As well, all three officers highlight the difficulty of confrontation in confined spaces. Says Allen: “The danger is, when you go onto a bus or train, you’ve got other people in close proximity who could get hurt. So you’ve got to be careful about the way you get people off.

“Talk first, but, if that doesn’t work, it becomes physical. You have to use force.”

Typically, transit cops play down the dangers of their work and say it is no more risky than that of any other operational post within SAPOL. Reynolds will only concede that Transit’s city beat might be somewhat more violent than elsewhere.

“Especially the casino as part of that beat,” he says. “Often, you’re dealing with people who are ejected because of alcohol problems. It’s pretty similar to a Hindley St beat policing all the hotels.” Despite the job’s risks, Maddern, Reynolds and Allen relish their work. Each enjoys his capacity to operate right across metropolitan Adelaide, and undertake the traditional police practice of “locking up crooks”.

“There’s so much potential to focus on different things,” says Maddern, “and you get that broad range of training for the young ones.”

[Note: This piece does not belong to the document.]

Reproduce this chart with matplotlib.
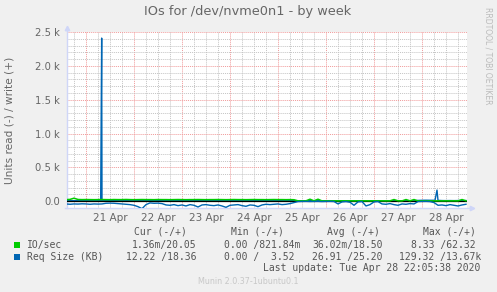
import matplotlib
matplotlib.use('Agg')
import matplotlib.pyplot as plt
import matplotlib.dates as mdates
import matplotlib.ticker as mticker
import matplotlib.transforms as mtransforms
from matplotlib.patches import Rectangle
import pandas as pd
import numpy as np

# ---------------- data ----------------
series_start = '2020-04-20 14:00'
series_step = '2h'

# IO/sec write (+)
io_write = [24, 27, 45, 26, 24, 25, 24, 23, 24, 25,
            24, 23, 25, 24, 24, 26, 24, 23, 24, 25,
            24, 24, 23, 25, 24, 24, 23, 24, 25, 24,
            23, 24, 24, 25, 24, 23, 24, 24, 25, 24,
            23, 24, 25, 24, 24, 23, 24, 25, 24, 24,
            23, 24, 25, 24, 24, 23, 24, 22, 6, 5,
            6, 30, 6, 30, 5, 6, 5, 6, 5, 6,
            5, 6, 5, 6, 5, 6, 5, 6, 5, 6,
            5, 6, 25, 6, 5, 25, 6, 25, 5, 6,
            5, 6, 5, 6, 5, 6, 5, 6, 5, 25, 6]

# Req Size (KB) write (+)
req_write = [9, 10, 8, 9, 11, 9, 8, 10, 9, 9,
             10, 9, 8, 9, 10, 9, 9, 8, 10, 9,
             9, 10, 8, 9, 9, 10, 9, 8, 9, 10,
             9, 9, 8, 10, 9, 9, 10, 8, 9, 9,
             10, 9, 8, 9, 10, 9, 9, 8, 10, 9,
             9, 10, 8, 9, 9, 10, 9, 8, 7, 6,
             7, 8, 6, 7, 7, 6, 8, 7, 6, 7,
             7, 6, 8, 7, 6, 7, 7, 6, 8, 7,
             7, 6, 8, 7, 6, 7, 7, 6, 12, 14,
             15, 14, 14, 12, 10, 9, 10, 9, 10, 9, 10]

# Req Size (KB) read (-), magnitudes
req_read = [40, 45, 40, 42, 38, 40, 45, 40, 42, 40,
            30, 28, 30, 35,
            40, 45, 50, 60,
            80, 110, 50,
            25, 30, 28, 35,
            55, 60, 50, 65, 55, 70, 50, 60, 85, 55, 50, 60, 65, 55, 70,
            90, 60, 55, 50, 65, 75, 55, 60, 80, 55,
            45, 50, 45, 40, 50, 45, 35, 20,
            5, 3, 2, 4, 3, 2, 5, 3, 2, 4,
            40, 10, 5, 15, 60, 10, 5, 70,
            50, 10, 5,
            40, 45, 35, 50, 60, 40, 45, 35, 40,
            5, 3, 2, 5,
            20,
            60, 55, 65, 50, 60, 70, 55, 45]

# short write spikes of Req Size
spike_times = ['2020-04-21 07:20', '2020-04-21 07:50', '2020-04-21 08:20',
               '2020-04-28 06:30', '2020-04-28 07:30', '2020-04-28 08:30']
spike_values = [10, 2410, 10, 12, 165, 12]

x_start = '2020-04-20 14:30'
x_end = '2020-04-28 22:30'
day_label_times = ['2020-04-21 12:00', '2020-04-22 12:00', '2020-04-23 12:00',
                   '2020-04-24 12:00', '2020-04-25 12:00', '2020-04-26 12:00',
                   '2020-04-27 12:00', '2020-04-28 12:00']
day_labels = ['21 Apr', '22 Apr', '23 Apr', '24 Apr', '25 Apr', '26 Apr',
              '27 Apr', '28 Apr']
y_ticks = [0, 500, 1000, 1500, 2000, 2500]
y_tick_labels = ['0.0', '0.5 k', '1.0 k', '1.5 k', '2.0 k', '2.5 k']

legend_names = ['IO/sec', 'Req Size (KB)']
legend_colors = ['#00CC00', '#0066B3']
stat_headers = ['Cur (-/+)', 'Min (-/+)', 'Avg (-/+)', 'Max (-/+)']
stat_read = [['1.36m', '0.00 ', '36.02m', '8.33 '],
             ['12.22 ', '0.00 ', '26.91 ', '129.32 ']]
stat_write = [['20.05', '821.84m', '18.50', '62.32'],
              ['18.36', '  3.52', '25.20', '13.67k']]
last_update = 'Last update: Tue Apr 28 22:05:38 2020'

# ---------------- figure ----------------
W, H = 497, 292
fig = plt.figure(figsize=(W / 100, H / 100), dpi=100, facecolor='#F0F0F0')
ax = fig.add_axes([67 / W, 1 - 208 / H, 400 / W, 176 / H], facecolor='white')

FONT = '#666666'
LEGFONT = '#555555'
MONO = 'DejaVu Sans Mono'

times = pd.date_range(series_start, periods=len(req_read), freq=series_step)

s_w = pd.concat([pd.Series(req_write, index=times),
                 pd.Series(spike_values, index=pd.to_datetime(spike_times))]).sort_index()

ax.axhline(0, color='black', lw=0.9, zorder=2.5)
ax.plot(times, io_write, color=legend_colors[0], lw=1.1, zorder=3)
ax.plot(s_w.index, s_w.values, color=legend_colors[1], lw=1.0, zorder=2.4)
ax.plot(times, -np.array(req_read), color=legend_colors[1], lw=1.0, zorder=4)

ax.set_xlim(pd.Timestamp(x_start), pd.Timestamp(x_end))
ax.set_ylim(-100, 2500)

# grid
ax.xaxis.set_major_locator(mdates.DayLocator())
ax.xaxis.set_minor_locator(mdates.HourLocator(byhour=[6, 12, 18]))
ax.xaxis.set_major_formatter(mticker.NullFormatter())
ax.yaxis.set_major_locator(mticker.FixedLocator(y_ticks))
ax.yaxis.set_major_formatter(mticker.FixedFormatter(y_tick_labels))
ax.yaxis.set_minor_locator(mticker.MultipleLocator(100))
ax.grid(which='minor', color='#C4C4C4', ls=(0, (1, 1)), lw=0.7)
ax.grid(which='major', color='#F09A9A', ls=(0, (1, 1)), lw=0.7)
ax.set_axisbelow(True)
ax.tick_params(which='both', length=0)
ax.tick_params(axis='y', labelsize=7.2, labelcolor=FONT, pad=5)

for sp in ax.spines.values():
    sp.set_visible(False)
AX = '#CFD6F8'
ax.plot([0, 0], [0, 1 + 3 / 176], transform=ax.transAxes, color=AX, lw=1, clip_on=False)
ax.plot([-2 / 400, 1 + 4 / 400], [0, 0], transform=ax.transAxes, color=AX, lw=1, clip_on=False)
ax.plot([0], [1 + 4 / 176], marker='^', ms=3.2, color=AX, transform=ax.transAxes, clip_on=False)
ax.plot([1 + 5 / 400], [0], marker='>', ms=3.2, color=AX, transform=ax.transAxes, clip_on=False)

trans = mtransforms.blended_transform_factory(ax.transData, ax.transAxes)
for t, lab in zip(day_label_times, day_labels):
    ax.text(pd.Timestamp(t), -10 / 176, lab, transform=trans, ha='center', va='center',
            fontsize=7.5, color=FONT)

# titles
fig.text(248 / W, 1 - 12 / H, 'IOs for /dev/nvme0n1 - by week', ha='center', va='center',
         fontsize=9.3, color=FONT)
fig.text(10 / W, 1 - 120 / H, 'Units read (-) / write (+)', rotation=90, ha='center',
         va='center', fontsize=7.6, color=FONT)
fig.text(488 / W, 1 - 56 / H, 'RRDTOOL / TOBI OETIKER', rotation=270, ha='center',
         va='center', fontsize=5.5, color='#BBBBBB')

# legend
def fx(x):
    return x / W

def fy(y):
    return 1 - y / H

cw = 0.6021 * 7 / 72 * 100
header_x = [134, 231, 327, 423]
slash_x = [161, 253, 347, 440]
for hx, htxt in zip(header_x, stat_headers):
    fig.text(fx(hx), fy(232), htxt, family=MONO, fontsize=7, color=LEGFONT, ha='left', va='center')
row_y = [245, 257]
for r in range(2):
    fig.add_artist(Rectangle((fx(14), fy(row_y[r] + 3)), 6 / W, 6 / H,
                             transform=fig.transFigure, color=legend_colors[r], lw=0))
    fig.text(fx(27), fy(row_y[r]), legend_names[r], family=MONO, fontsize=7,
             color=LEGFONT, ha='left', va='center')
    for c in range(4):
        rd = stat_read[r][c]
        txt = rd + '/' + stat_write[r][c]
        fig.text(fx(slash_x[c] - len(rd) * cw), fy(row_y[r]), txt, family=MONO,
                 fontsize=7, color=LEGFONT, ha='left', va='center')
fig.text(fx(480), fy(268), last_update, family=MONO, fontsize=7, color=LEGFONT,
         ha='right', va='center')
fig.text(fx(248), fy(281), 'Munin 2.0.37-1ubuntu0.1', fontsize=5.8, color='#C8C8C8',
         ha='center', va='center')

fig.savefig('out.png', dpi=100, facecolor=fig.get_facecolor())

And with its three tactical and four response teams, the branch is a training ground for many probationers. Allen speaks of one whose first arrest after graduation was a robbery with violence, and others who win early opportunities.

“Even if they’re good enough,” he says, “not many probos in an LSA get an opportunity to go to a tactical unit within six to 12 months of being a probationer. At Transit, you get that opportunity – if you’re prepared to work.”

But some transit officers fear their work is misunderstood. They speak of a perception that their role is one of simply riding buses and trains. Moreover, they hear of probationers who join the section thinking they have scored a “dud gig”.

Attitudes, however, soon change. Says Reynolds: “We’ve had people come here with scepticism, but later say: ‘This is nothing like what I expected’. That’s because you get involved in everything from graffiti to drug raids and suicides.

“It (the job) is a chance to perform not only core police roles, but also investigational work.”